The final quarter of the year is often slower due to Christmas and the run-up to the holidays and 2016 was no exception.
Supply and Demand
London's property market proved surprisingly resilient over 2016 as a whole, especially considering the turbulence created by the stamp duty surcharge introduced in April and the EU referendum result in June. The final quarter of the year is often slower due to Christmas and the run-up to the holidays and 2016 was no exception.
Exchanges over the quarter were also 3.4% lower (down 11% year on year) but there was an unusual yet encouraging pick-up in December, which saw a 19% increase compared to November and early signs that this momentum would be sustained in January. Another sign that January was set to be a strong month was that the number of properties available for sale at year-end was 18% higher than 2015.

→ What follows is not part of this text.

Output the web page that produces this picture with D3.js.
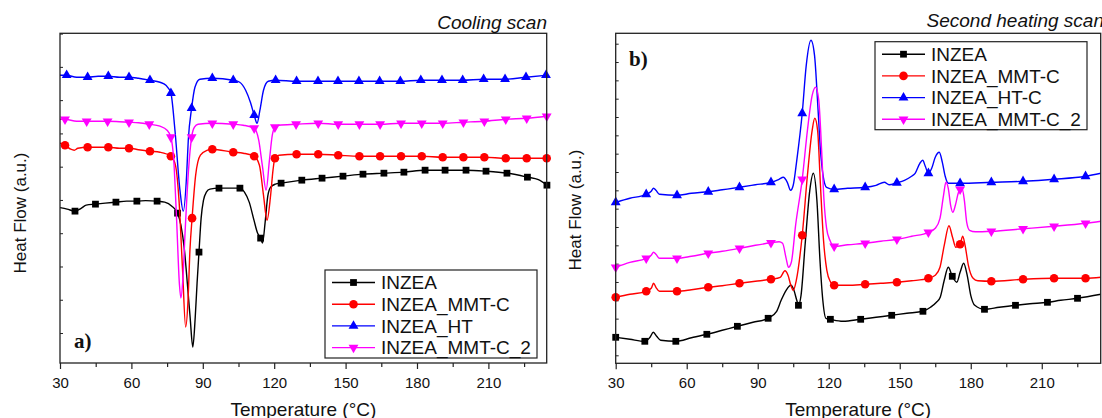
<!DOCTYPE html>
<html>
<head>
<meta charset="utf-8">
<script src="https://cdn.jsdelivr.net/npm/d3@7"></script>
<style>
    body { margin: 0; background: #fff; }
    svg { display: block; }
    text { font-family: "Liberation Sans", Arial, sans-serif; fill: #111; }
</style>
</head>
<body>
<div id="chart"></div>
<script>
// temperature (°C) / heat flow (a.u.)
var xTicks = [30, 60, 90, 120, 150, 180, 210];
var xMinorTicks = [45, 75, 105, 135, 165, 195, 225];
var namesCool = ["INZEA", "INZEA_MMT-C", "INZEA_HT", "INZEA_MMT-C_2"];
var namesHeat = ["INZEA", "INZEA_MMT-C", "INZEA_HT-C", "INZEA_MMT-C_2"];

// a) cooling scan
var coolInzea = [[30,155.5],[33,154],[36.3,152],[39,155],[41,158],[44.9,159],[49,160],[53.5,161],[58,162],[62.3,162],[66,162.5],[70.8,162],[74,161],[77,157],[79.4,150],[80.8,138],[82.2,115],[83.5,80],[84.7,45],[85.8,16],[86.8,45],[87.6,80],[88.4,111],[89.3,145],[90.3,163],[91.5,171],[93,174],[96.8,175],[101,175],[105.6,175],[107.5,171],[109.5,161],[111.5,143],[113,130],[114.3,125],[115.1,120],[116.2,141],[117.3,167],[118.5,176],[120.5,179],[122.9,180],[131.6,183],[140.1,185],[148.9,187],[157.3,189],[166.1,190],[174.5,191],[183.4,193],[191.8,193],[200.6,193],[209,192],[217.8,190],[226.4,186],[231,183.5],[234.6,178]];
var coolInzeaMarks = [36.3,44.9,53.5,62.3,70.8,79.4,88.4,96.8,105.6,114.3,122.9,131.6,140.1,148.9,157.3,166.1,174.5,183.4,191.8,200.6,209,217.8,226.4,234.6];

var coolMmtc = [[30,220],[32.1,218],[34.5,214],[36,213],[37.5,215],[41.6,216],[46,216],[50.3,216],[55,215],[59,215],[63,213.5],[67.8,212],[72,211],[76.6,207],[78.5,198],[80,163],[81.5,93],[82.8,36],[83.8,63],[84.6,113],[85.5,145],[87,188],[89,208],[92,213],[94,214],[102.8,211],[107,210],[111.6,207],[113.8,198],[115.5,168],[117,143],[118.5,168],[119.5,193],[120.3,205],[122,208],[129.4,209],[138.5,209],[146.9,208],[155.8,207],[164.5,207],[173.3,207],[182,207],[190.8,206],[199.5,206],[208.3,206],[217.3,205],[226.1,205],[234.5,205]];
var coolMmtcMarks = [32.1,41.6,50.3,59,67.8,76.6,85.5,94,102.8,111.6,120.3,129.4,138.5,146.9,155.8,164.5,173.3,182,190.8,199.5,208.3,217.3,226.1,234.5];

var coolHt = [[30,288],[32.8,288],[37,286],[41.6,286],[46,287],[50.3,287],[55,286],[59,286],[63,285],[67.8,283],[72,281],[74.5,278],[76.6,270],[78.3,233],[80.4,173],[81.8,152],[83.2,188],[83.9,223],[85.3,255],[86.7,276],[88.8,284],[94,285],[102.8,283],[105.5,281],[108,273],[110,261],[111.6,248],[112.8,240],[114,253],[115.5,273],[117.5,282],[120.6,283],[129.4,282],[138.4,282],[146.8,282],[155.6,282],[164.3,282],[173,282],[181.6,283],[190.5,283],[199.2,283],[208,284],[217,284],[225.8,286],[234.2,288]];
var coolHtMarks = [32.8,41.6,50.3,59,67.8,76.6,85.3,94,102.8,111.6,120.6,129.4,138.4,146.8,155.6,164.3,173,181.6,190.5,199.2,208,217,225.8,234.2];

var coolMmtc2 = [[30,244],[32.1,244],[37,242],[41.2,242],[46,242],[50,242],[55,241.5],[59,241],[63,240.5],[67.5,239],[72,237],[75,233],[76.6,226],[77.8,203],[79,143],[80.2,78],[80.8,65],[81.6,83],[82.6,133],[84,193],[85.3,226],[86.5,236],[88,239],[94,240],[102.8,239],[107,238],[111.6,235],[113.5,223],[115,198],[116.6,173],[118,203],[119.2,228],[120.3,236],[122,238],[129.2,239],[138.5,240],[146.9,239],[155.8,239],[164.5,239],[173.3,240],[182,240],[190.8,240],[199.5,241],[208.3,242],[217.3,244],[226.1,245],[234.5,247]];
var coolMmtc2Marks = [32.1,41.2,50,59,67.5,76.6,85.3,94,102.8,111.6,120.3,129.2,138.5,146.9,155.8,164.5,173.3,182,190.8,199.5,208.3,217.3,226.1,234.5];

// b) second heating scan
var heatInzea = [[30,26],[36,24],[42.3,22],[44.5,26],[45.9,31],[47.3,27],[49,23],[55.4,22],[62,25.5],[68.5,29],[75,33],[81.4,37],[88,41],[94.4,45],[98,52],[99.9,63],[102,73],[104,78],[105.3,73],[106.5,63],[107.2,58],[108.3,68],[110,118],[112,173],[113.5,190],[115,163],[116.3,103],[117.5,63],[118.8,45],[120.7,44],[126,42],[133.5,44],[140,46],[146.6,48],[153,50],[159.8,52],[163,56],[165.5,61],[167.1,66],[168.8,83],[170.5,96],[172.2,87],[174.1,81],[175.5,91],[177,100],[178.5,88],[180,68],[181.7,58],[185.8,54],[192,56],[198.9,58],[205,59.5],[212.4,61],[218,63],[225.1,65],[235,69]];
var heatInzeaMarks = [30,42.3,55.4,68.5,81.4,94.4,107.2,120.7,133.5,146.6,159.8,172.2,185.8,198.9,212.4,225.1];

var heatMmtc = [[30,66],[36,69],[42.9,72],[45,75],[46,80],[47,76],[48.5,72],[55.9,72],[62,73.5],[69.1,76],[75,77.5],[82.3,80],[89,82],[95.6,84],[99.5,86],[101.5,92.5],[102.8,88],[104,78],[105,73],[106.3,83],[108.8,128],[111,188],[113,233],[114.1,245],[115.3,233],[116.5,178],[117.8,123],[119.2,93],[120.6,82],[122.3,78],[128,78],[135.4,79],[142,80],[148.8,81],[155,82.5],[162.1,85],[165,88],[167,96],[168.8,118],[170.8,137.5],[172.3,126],[173.7,116],[175.5,119],[176.6,127],[177.6,118],[179,98],[181,85],[183,82.5],[188.7,82],[202.1,84],[215.2,85],[228.5,85],[235,86]];

var heatHtc = [[30,161],[36,165],[42.9,169],[45,172],[46,175],[47,173],[48.5,169],[55.9,168],[62,170],[69.1,171.5],[75,173.5],[82.3,176],[89,178.5],[95.6,181],[99,184],[100.8,186],[102.5,181],[103.9,173],[105,178],[106.5,203],[108.8,250],[110.5,298],[112.5,323],[114,308],[115.5,253],[116.5,213],[117.6,188],[119.1,176],[122.3,174],[128,175],[135.4,176],[140,178],[143.5,181],[145.5,178.5],[148.8,180.5],[152,183],[155,187],[156.5,190],[158.5,200],[159.7,203],[160.8,197],[162.1,190],[163.5,195],[165,206],[166.7,211],[168,201],[169.2,187],[170.5,180],[175.5,180],[188.7,181],[202.1,182],[215.2,184],[228.5,187],[235,190]];

var heatMmtc2 = [[30,96],[36,101],[42.9,105],[45,108],[46,111],[47,109],[48.5,105],[55.9,105],[62,107],[69.1,110],[75,112],[82.3,115],[89,118],[95.6,120.5],[99,121.5],[100.5,120],[102,105],[103,96],[104.2,101],[106,138],[108.8,184],[111,233],[113,268],[114.5,276],[115.8,263],[117,213],[118,163],[119.1,135],[120.5,123],[122.3,117],[128,118.5],[135.4,120],[142,122],[148.8,124],[155,127],[162.1,131],[165,135],[167,145],[168.5,168],[169.5,181],[170.5,175],[171.5,158],[172.4,151],[173.5,158],[174.7,170],[175.5,174],[176.3,175],[177.3,163],[178.3,141],[179.5,133],[182,131.5],[188.7,132],[202.1,134.5],[215.2,137],[228.5,140],[235,142]];
var heatMarks = [30,42.9,55.9,69.1,82.3,95.6,108.8,122.3,135.4,148.8,162.1,175.5,188.7,202.1,215.2,228.5];

var colors = ["#000000", "#ff0000", "#0000ff", "#ff00ff"];
var symbols = [
    { type: d3.symbolSquare, size: 46, rot: 0 },
    { type: d3.symbolCircle, size: 58, rot: 0 },
    { type: d3.symbolTriangle, size: 42, rot: 0 },
    { type: d3.symbolTriangle, size: 42, rot: 180 }
];

var svg = d3.select("#chart").append("svg")
    .attr("width", 1102)
    .attr("height", 418);

function drawPanel(p) {
    var x = d3.scaleLinear().domain([30, p.xMax]).range([p.left, p.right]);
    var y = d3.scaleLinear().domain([0, 330]).range([p.bottom, p.top]);
    var g = svg.append("g");

    g.append("clipPath").attr("id", "clip" + p.id)
        .append("rect")
        .attr("x", p.left).attr("y", p.top)
        .attr("width", p.right - p.left).attr("height", p.bottom - p.top);

    // x axis, major + minor ticks pointing out
    var gx = g.append("g")
        .attr("transform", "translate(0," + p.bottom + ")")
        .call(d3.axisBottom(x).tickValues(xTicks).tickSize(6).tickPadding(8).tickFormat(d3.format("d")));
    gx.append("g")
        .call(d3.axisBottom(x).tickValues(xMinorTicks).tickSize(4).tickFormat(""));
    gx.selectAll(".domain").remove();
    gx.selectAll("line").attr("stroke", "#222").attr("stroke-width", 1.2);
    gx.selectAll("text").attr("font-size", 15).attr("fill", "#111")
        .style("font-family", "'Liberation Sans', Arial, sans-serif");

    // y axis ticks pointing in, no labels (a.u.)
    var gy = g.append("g")
        .attr("transform", "translate(" + p.left + ",0)")
        .call(d3.axisLeft(y).tickValues(p.yTicks).tickSize(-3).tickFormat(""));
    gy.select(".domain").remove();
    gy.selectAll("line").attr("stroke", "#222");

    var line = d3.line()
        .x(function (d) { return x(d[0]); })
        .y(function (d) { return y(d[1]); })
        .curve(d3.curveMonotoneX);

    p.series.forEach(function (s, i) {
        g.append("path")
            .datum(s.data)
            .attr("clip-path", "url(#clip" + p.id + ")")
            .attr("fill", "none")
            .attr("stroke", colors[i])
            .attr("stroke-width", 1.4)
            .attr("d", line);

        var pts = s.data.filter(function (d) {
            return s.marks.some(function (m) { return Math.abs(m - d[0]) < 1e-6; });
        });
        g.selectAll(".m" + p.id + i)
            .data(pts)
            .enter().append("path")
            .attr("class", "m" + p.id + i)
            .attr("fill", colors[i])
            .attr("d", d3.symbol().type(symbols[i].type).size(symbols[i].size))
            .attr("transform", function (d) {
                return "translate(" + x(d[0]) + "," + y(d[1]) + ") rotate(" + symbols[i].rot + ")";
            });
    });

    // frame
    g.append("rect")
        .attr("x", p.left).attr("y", p.top)
        .attr("width", p.right - p.left).attr("height", p.bottom - p.top)
        .attr("fill", "none")
        .attr("stroke", "#222")
        .attr("stroke-width", 1.3);

    // legend
    var lg = g.append("g").attr("transform", "translate(" + p.legend.x + "," + p.legend.y + ")");
    lg.append("rect")
        .attr("width", 212).attr("height", 88)
        .attr("fill", "#fff").attr("stroke", "#222").attr("stroke-width", 1.2);
    p.names.forEach(function (name, i) {
        var ry = 12.5 + i * 21.7;
        lg.append("line")
            .attr("x1", 7).attr("x2", 50).attr("y1", ry).attr("y2", ry)
            .attr("stroke", colors[i]).attr("stroke-width", 1.4);
        lg.append("path")
            .attr("fill", colors[i])
            .attr("d", d3.symbol().type(symbols[i].type).size(symbols[i].size))
            .attr("transform", "translate(28.5," + ry + ") rotate(" + symbols[i].rot + ")");
        lg.append("text")
            .attr("x", 56).attr("y", ry).attr("dy", "0.36em")
            .attr("font-size", 19)
            .text(name);
    });

    // titles
    g.append("text")
        .attr("x", p.titleX).attr("y", p.titleY)
        .attr("text-anchor", "end")
        .attr("font-size", 19)
        .attr("font-style", "italic")
        .text(p.title);

    g.append("text")
        .attr("x", (p.left + p.right) / 2).attr("y", 416)
        .attr("text-anchor", "middle")
        .attr("font-size", 19)
        .text("Temperature (°C)");

    g.append("text")
        .attr("transform", "translate(" + p.yTitleX + "," + p.yTitleY + ") rotate(-90)")
        .attr("text-anchor", "middle")
        .attr("font-size", 17)
        .text("Heat Flow (a.u.)");

    g.append("text")
        .attr("x", p.tag.x).attr("y", p.tag.y)
        .attr("font-size", 21)
        .attr("font-weight", "bold")
        .style("font-family", "'Liberation Serif', 'Times New Roman', serif")
        .text(p.tag.text);
}

drawPanel({
    id: "a", left: 60, right: 546.7, top: 33.3, bottom: 363, xMax: 234.5,
    yTicks: d3.range(30, 330, 33.3),
    series: [
        { data: coolInzea, marks: coolInzeaMarks },
        { data: coolMmtc, marks: coolMmtcMarks },
        { data: coolHt, marks: coolHtMarks },
        { data: coolMmtc2, marks: coolMmtc2Marks }
    ],
    names: namesCool,
    legend: { x: 325, y: 270 },
    title: "Cooling scan", titleX: 547, titleY: 29,
    yTitleX: 25.7, yTitleY: 213,
    tag: { x: 74, y: 348, text: "a)" }
});

drawPanel({
    id: "b", left: 615.7, right: 1100.7, top: 33.3, bottom: 363.3, xMax: 234.9,
    yTicks: d3.range(8, 330, 18.33),
    series: [
        { data: heatInzea, marks: heatInzeaMarks },
        { data: heatMmtc, marks: heatMarks },
        { data: heatHtc, marks: heatMarks },
        { data: heatMmtc2, marks: heatMarks }
    ],
    names: namesHeat,
    legend: { x: 875, y: 41.7 },
    title: "Second heating scan", titleX: 1104, titleY: 27,
    yTitleX: 580.5, yTitleY: 210,
    tag: { x: 629, y: 66, text: "b)" }
});
</script>
</body>
</html>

Exchanges were driven by two key factors: firstly, price reductions which rose by 70% over the year and helped to compensate buyers for the increased stamp duty liability and the perceived "over-pricing" of many properties. Secondly, some buyers and sellers showed that they were no longer willing to wait for the fog to lift on Brexit and decided to commit to deals.
The pound fell by 17% against the dollar in 2016, but despite the discount that this offered foreign buyers, the anticipated surge in overseas buyer activity did not materialise. This suggests that even with the effective discount being offered by the weak pound, foreign purchasers are just as price sensitive as UK buyers and similarly inclined to look outside central London for better value opportunities. There was also an element of concern about Brexit and what that might mean for their investments in the shorter term. This had a considerable impact on the prime central locations where transactions in 2016 in some areas were down by over one third.